Happy Halloween! Here’s a treat for you to enjoy totally guilt-free. This Dark Chocolate Ginger Spice Bark is one of the fastest desserts or snacks you can whip out. I went with ginger spice to honor the flavors of the season. Plus, I love ginger spice with dark chocolate. If it’s not for you, no worries, leave the spice out, and swap the ginger for a dried fruit that is more your “jam!”
How to Temper Your Chocolate
Tempering chocolate is a precise process that raises chocolate to a specific temperature and then cools it to a specific temperature so that it’s easy to work with and cools properly.
When chocolate is tempered is doesn’t turn white as it ages, it hardens properly when it cools, and it cracks with a snap as you break it.
There are high tech chocolate temperers, but for our purposes, we can simplify the process.
- Melt about 3/4 of your chocolate over low heat in a double boiler (a pan that sits inside another pan, the bottom pan has some water in it.)
- Once your chocolate is melted, remove it from the heat and stir in the rest of your chocolate. This helps cool the chocolate and lower the temperature.
- Use immediately since the chocolate will continue to cool as it sits.
You can use a thermometer if you want to be precise. Each chocolate (milk, dark, and white) has different temperature requirements. But I find that this quick method usually gets the job done for a bark.
What if Ginger Spice Bark Isn’t Your Jam
The great thing about flavor combinations is that they are endless. Ginger spice felt very fall to me and I like it. But if it’s not for you don’t throw the bark idea out the window.

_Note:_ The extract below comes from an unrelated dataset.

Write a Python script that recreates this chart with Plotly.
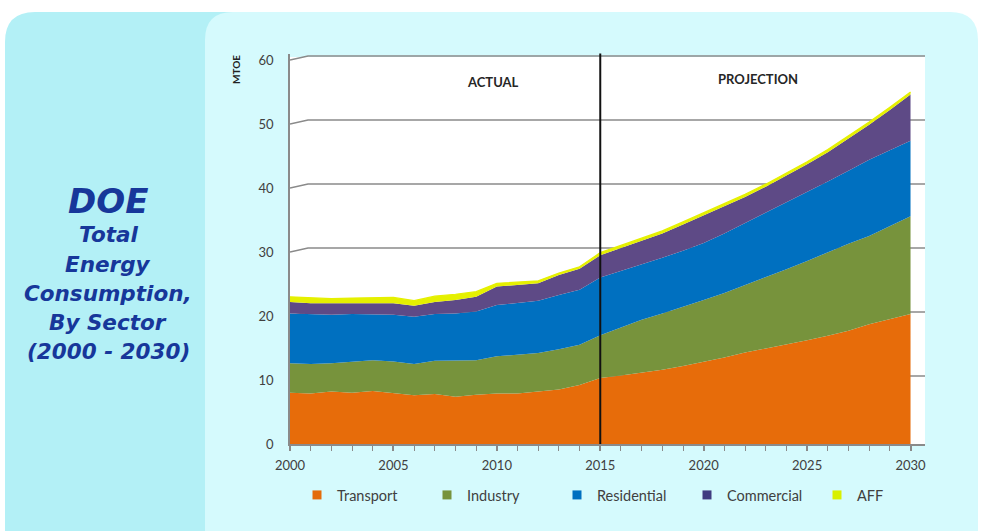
import plotly.graph_objects as go

# ---------------- data (MTOE) ----------------
years = list(range(2000, 2031))
transport = [8.0, 7.9, 8.2, 8.0, 8.3, 8.0, 7.6, 7.8, 7.4, 7.7, 7.9, 7.9, 8.2, 8.5, 9.2,
             10.3, 10.7, 11.1, 11.6, 12.2, 12.8, 13.5, 14.3, 14.9, 15.5, 16.2, 16.9, 17.7, 18.7, 19.5, 20.3]
industry = [4.6, 4.6, 4.4, 4.9, 4.8, 4.9, 4.9, 5.2, 5.7, 5.4, 5.8, 6.0, 6.0, 6.3, 6.3,
            6.7, 7.5, 8.3, 8.8, 9.2, 9.7, 10.1, 10.5, 11.1, 11.8, 12.4, 13.1, 13.6, 13.8, 14.5, 15.3]
residential = [7.8, 7.8, 7.6, 7.4, 7.2, 7.3, 7.4, 7.3, 7.3, 7.6, 8.0, 8.1, 8.2, 8.5, 8.6,
               9.0, 8.8, 8.6, 8.7, 8.8, 8.9, 9.3, 9.7, 10.1, 10.4, 10.7, 11.0, 11.4, 11.9, 11.9, 11.8]
commercial = [1.8, 1.7, 1.8, 1.7, 1.8, 1.8, 1.7, 1.9, 2.1, 2.3, 2.9, 2.8, 2.7, 3.1, 3.3,
              3.5, 3.6, 3.7, 3.8, 4.1, 4.3, 4.2, 4.1, 4.1, 4.2, 4.4, 4.6, 5.0, 5.5, 6.3, 7.2]
aff = [0.8, 0.9, 0.7, 0.8, 0.8, 0.9, 0.8, 0.9, 0.9, 0.8, 0.5, 0.5, 0.4, 0.3, 0.3,
       0.4, 0.4, 0.4, 0.4, 0.4, 0.4, 0.4, 0.4, 0.4, 0.4, 0.4, 0.4, 0.4, 0.4, 0.4, 0.4]

sector_names = ["Transport", "Industry", "Residential", "Commercial", "AFF"]
sector_values = [transport, industry, residential, commercial, aff]
fill_colors = ["#e76c0a", "#77933c", "#0070c0", "#5e4a86", "#e5f000"]
legend_colors = ["#e46c0a", "#77933c", "#0070c0", "#403c80", "#d8f000"]

y_ticks = [0, 10, 20, 30, 40, 50, 60]
x_ticks = [2000, 2005, 2010, 2015, 2020, 2025, 2030]
divider_year = 2015

title_lines = ["Total", "Energy", "Consumption,", "By Sector", "(2000 - 2030)"]

# ---------------- figure geometry ----------------
W, H = 987, 531
def fx(p):
    return p / W
def fy(p):
    return 1 - p / H

x_dom = [fx(290), fx(925)]
y_dom = [fy(444), fy(444 - 6.4 * 61)]

def rounded_rect(x0, y0, x1, y1, r):
    pts = [
        ("M", [(x0 + r, y0)]),
        ("L", [(x1 - r, y0)]),
        ("Q", [(x1, y0), (x1, y0 + r)]),
        ("L", [(x1, y1 - r)]),
        ("Q", [(x1, y1), (x1 - r, y1)]),
        ("L", [(x0 + r, y1)]),
        ("Q", [(x0, y1), (x0, y1 - r)]),
        ("L", [(x0, y0 + r)]),
        ("Q", [(x0, y0), (x0 + r, y0)]),
    ]
    s = ""
    for cmd, ps in pts:
        s += cmd + " " + " ".join(f"{fx(a):.5f},{fy(b):.5f}" for a, b in ps) + " "
    return s + "Z"

fig = go.Figure()

for name, vals, col in zip(sector_names, sector_values, fill_colors):
    fig.add_trace(go.Scatter(
        x=years, y=vals, name=name, stackgroup="one", mode="lines",
        line=dict(width=1.2 if name == "AFF" else 0, color=col),
        fillcolor=col, showlegend=False, hoverinfo="x+y+name"))

# legend entries (small squares as in the original)
for name, col in zip(sector_names, legend_colors):
    fig.add_trace(go.Scatter(
        x=[None], y=[None], name=name, mode="markers",
        marker=dict(symbol="square", size=9, color=col), showlegend=True))

shapes = []
shapes.append(dict(type="path", xref="paper", yref="paper", layer="below",
                   path=rounded_rect(5, 12, 400, 560, 30),
                   fillcolor="#b3f0f6", line=dict(width=0)))
shapes.append(dict(type="path", xref="paper", yref="paper", layer="below",
                   path=rounded_rect(205, 12, 978, 560, 28),
                   fillcolor="#d5fafd", line=dict(width=0)))
shapes.append(dict(type="rect", xref="paper", yref="paper", layer="below",
                   x0=x_dom[0], x1=x_dom[1], y0=y_dom[0], y1=fy(57),
                   fillcolor="white", line=dict(width=0)))
for v in y_ticks[1:]:
    shapes.append(dict(type="path", xref="x", yref="y", layer="below",
                       path=f"M 2000,{v} L 2000.87,{v + 0.62} L 2031,{v + 0.62}",
                       line=dict(color="#8a8a8a", width=1.5)))
shapes.append(dict(type="line", xref="x", yref="y", layer="above",
                   x0=divider_year, x1=divider_year, y0=0, y1=61.3,
                   line=dict(color="#111111", width=2)))

annotations = []
annotations.append(dict(text="DOE", x=fx(108), y=fy(201), xref="paper", yref="paper",
                        showarrow=False, xanchor="center", yanchor="middle",
                        font=dict(family="DejaVu Sans", size=34, color="#17379a",
                                  weight="bold", style="italic")))
for i, t in enumerate(title_lines):
    annotations.append(dict(text=t, x=fx(108), y=fy(235 + 29 * i), xref="paper", yref="paper",
                            showarrow=False, xanchor="center", yanchor="middle",
                            font=dict(family="DejaVu Sans", size=21.5, color="#17379a",
                                      weight="bold", style="italic")))
annotations.append(dict(text="MTOE", x=fx(236), y=fy(70), xref="paper", yref="paper",
                        showarrow=False, textangle=-90, xanchor="center", yanchor="middle",
                        font=dict(family="Lato", size=10, color="#222222", weight="bold")))
annotations.append(dict(text="ACTUAL", x=fx(493), y=fy(82), xref="paper", yref="paper",
                        showarrow=False, xanchor="center", yanchor="middle",
                        font=dict(family="Lato", size=13, color="#262626", weight="bold")))
annotations.append(dict(text="PROJECTION", x=fx(758), y=fy(79), xref="paper", yref="paper",
                        showarrow=False, xanchor="center", yanchor="middle",
                        font=dict(family="Lato", size=13, color="#262626", weight="bold")))

fig.update_layout(
    width=W, height=H, margin=dict(l=0, r=0, t=0, b=0, autoexpand=False),
    paper_bgcolor="white", plot_bgcolor="rgba(0,0,0,0)",
    shapes=shapes, annotations=annotations,
    font=dict(family="Lato", size=13, color="#404040"),
    xaxis=dict(domain=x_dom, range=[2000, 2030.7], tickvals=x_ticks,
               showgrid=False, zeroline=False, showline=True, linecolor="#8a8a8a", linewidth=1.5,
               ticks="outside", ticklen=5, tickcolor="#8a8a8a", tickwidth=1.5,
               minor=dict(dtick=1, tick0=2000, ticks="outside", ticklen=5, tickcolor="#8a8a8a", tickwidth=1.2),
               ticklabelstandoff=4,
               tickfont=dict(family="Lato", size=13, color="#404040"), fixedrange=True),
    yaxis=dict(domain=y_dom, range=[0, 61], tickvals=y_ticks,
               showgrid=False, zeroline=False, showline=True, linecolor="#8a8a8a", linewidth=1.5,
               ticks="", ticklabelstandoff=12,
               tickfont=dict(family="Lato", size=13, color="#404040"), fixedrange=True),
    legend=dict(orientation="h", x=fx(297), y=fy(495), xanchor="left", yanchor="middle",
                entrywidth=85, entrywidthmode="pixels", itemwidth=30, traceorder="normal",
                bgcolor="rgba(0,0,0,0)", font=dict(family="Lato", size=14.5, color="#404040")),
    showlegend=True,
)

fig.write_html("out.html")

Dark Chocolate Barks are tasty, easy, homemade snacks you can make that are a much better option than bought candy. Here are some other flavor combination ideas:
- Cranberry Coconut: swap dried cranberries for dried ginger, swap shredded coconut for nuts, eliminate chai spice/cinnamon
- Orange Cardamom: swap dried orange for ginger, swap cardamom for chai spice/cinnamon, swap hazelnuts for almonds
- Mango Chili: swap dried mango for ginger, swap 1/4 tsp of your fave chili powder for chai spice/cinnamon, swap cashews for almonds
Those are some ideas. The beautiful thing about bark is that you can make it your own!
Dark Chocolate Ginger Spice Bark
Dairy-free, Egg-free, Gluten-free, Grain-free, Refined Sugar-free, Soy-free, Vegan
For another healthier Halloween treat option check out Homemade Dark Chocolate Cashew or Peanut Butter Cups. Yum! Sooo easy to make!!
- 16 oz allergy-free dark chocolate (Enjoy Life, Pascha)
- 1 tsp vanilla extract
- 1 tsp chai spice or cinnamon
- ¼ cup chopped dried/candied ginger
- ½ cup chopped toasted almonds
- sea salt
- Line a half sheet pan with a Silpat or parchment paper.
- Toast almonds at 400F for 5-7 minutes.
- Melt 12 ounces of the chocolate, vanilla and chai spice or cinnamon in a double boiler over low heat.
- As chocolate melts chop ginger and almonds.
- Once chocolate is melted and other ingredients are incorporated stir remove from the heat and stir in the rest of the chocolate. Stir until all the chocolate is melted. This is a low maintenance way to temper your chocolate.
- Stir in the ginger and half of the nuts.
- Immediately spread chocolate mixture onto a Silpat or parchment lined half sheet pan.
- Sprinkle the rest of the nuts on top.
- Sprinkle with sea salt.
- Let set and cool. Pop into fridge to expedite.
- Once set break or cut into pieces. Serve and enjoy!
- Store in an airtight container in a cool place for up to two weeks.